Task statement :: Copy the data that follows exactly. Include no pictures.

— begin Dataset excerpt —

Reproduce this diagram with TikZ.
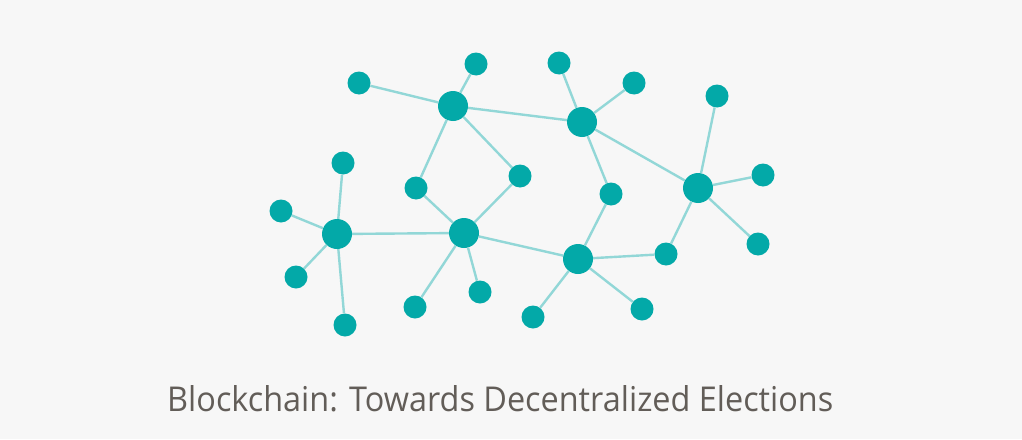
\documentclass[tikz,border=0pt]{standalone}
\usepackage{fontspec}
\setmainfont{Open Sans}
\usepackage{graphicx}
\definecolor{bg}{HTML}{F7F7F7}
\definecolor{teal1}{HTML}{03A9A8}
\definecolor{edgec}{HTML}{92D7D7}
\definecolor{txt}{HTML}{625D58}
\begin{document}
\begin{tikzpicture}[x=1pt,y=-1pt,
  big/.style={circle,fill=teal1,inner sep=0pt,minimum size=30pt},
  small/.style={circle,fill=teal1,inner sep=0pt,minimum size=23pt},
  link/.style={edgec,line width=2.4pt}]
\fill[bg] (0,0) rectangle (1022,439);
\useasboundingbox (0,0) rectangle (1022,439);
% hubs
\node[big] (A) at (453,106) {};
\node[big] (B) at (337,234) {};
\node[big] (C) at (464,233) {};
\node[big] (D) at (582,122) {};
\node[big] (E) at (698,188) {};
\node[big] (F) at (578,259) {};
% leaves
\node[small] (a1) at (476,64) {};
\node[small] (a2) at (359,83) {};
\node[small] (m1) at (416,188) {};
\node[small] (m2) at (520,176) {};
\node[small] (b1) at (343,163) {};
\node[small] (b2) at (281,211) {};
\node[small] (b3) at (296,277) {};
\node[small] (b4) at (345,325) {};
\node[small] (c1) at (415,307) {};
\node[small] (c2) at (480,292) {};
\node[small] (d1) at (559,63) {};
\node[small] (d2) at (634,83) {};
\node[small] (m3) at (611,194) {};
\node[small] (e1) at (717,96) {};
\node[small] (e2) at (763,175) {};
\node[small] (e3) at (758,244) {};
\node[small] (m4) at (666,254) {};
\node[small] (f1) at (533,317) {};
\node[small] (f2) at (642,309) {};
% edges
\foreach \u/\v in {A/a1,A/a2,A/D,A/m1,A/m2,m1/C,m2/C,C/B,C/c1,C/c2,C/F,
  B/b1,B/b2,B/b3,B/b4,D/d1,D/d2,D/E,D/m3,m3/F,F/m4,F/f1,F/f2,m4/E,E/e1,E/e2,E/e3}
  \draw[link] (\u) -- (\v);
\node[anchor=base west,inner sep=0pt,text=txt] (title) at (167,411)
  {\resizebox{666pt}{26pt}{Blockchain: Towards Decentralized Elections}};
\end{tikzpicture}
\end{document}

— end Dataset excerpt —

Problem solution ::
Reproduce this diagram with TikZ.
\documentclass[tikz,border=0pt]{standalone}
\usepackage{fontspec}
\setmainfont{Open Sans}
\usepackage{graphicx}
\definecolor{bg}{HTML}{F7F7F7}
\definecolor{teal1}{HTML}{03A9A8}
\definecolor{edgec}{HTML}{92D7D7}
\definecolor{txt}{HTML}{625D58}
\begin{document}
\begin{tikzpicture}[x=1pt,y=-1pt,
  big/.style={circle,fill=teal1,inner sep=0pt,minimum size=30pt},
  small/.style={circle,fill=teal1,inner sep=0pt,minimum size=23pt},
  link/.style={edgec,line width=2.4pt}]
\fill[bg] (0,0) rectangle (1022,439);
\useasboundingbox (0,0) rectangle (1022,439);
% hubs
\node[big] (A) at (453,106) {};
\node[big] (B) at (337,234) {};
\node[big] (C) at (464,233) {};
\node[big] (D) at (582,122) {};
\node[big] (E) at (698,188) {};
\node[big] (F) at (578,259) {};
% leaves
\node[small] (a1) at (476,64) {};
\node[small] (a2) at (359,83) {};
\node[small] (m1) at (416,188) {};
\node[small] (m2) at (520,176) {};
\node[small] (b1) at (343,163) {};
\node[small] (b2) at (281,211) {};
\node[small] (b3) at (296,277) {};
\node[small] (b4) at (345,325) {};
\node[small] (c1) at (415,307) {};
\node[small] (c2) at (480,292) {};
\node[small] (d1) at (559,63) {};
\node[small] (d2) at (634,83) {};
\node[small] (m3) at (611,194) {};
\node[small] (e1) at (717,96) {};
\node[small] (e2) at (763,175) {};
\node[small] (e3) at (758,244) {};
\node[small] (m4) at (666,254) {};
\node[small] (f1) at (533,317) {};
\node[small] (f2) at (642,309) {};
% edges
\foreach \u/\v in {A/a1,A/a2,A/D,A/m1,A/m2,m1/C,m2/C,C/B,C/c1,C/c2,C/F,
  B/b1,B/b2,B/b3,B/b4,D/d1,D/d2,D/E,D/m3,m3/F,F/m4,F/f1,F/f2,m4/E,E/e1,E/e2,E/e3}
  \draw[link] (\u) -- (\v);
\node[anchor=base west,inner sep=0pt,text=txt] (title) at (167,411)
  {\resizebox{666pt}{26pt}{Blockchain: Towards Decentralized Elections}};
\end{tikzpicture}
\end{document}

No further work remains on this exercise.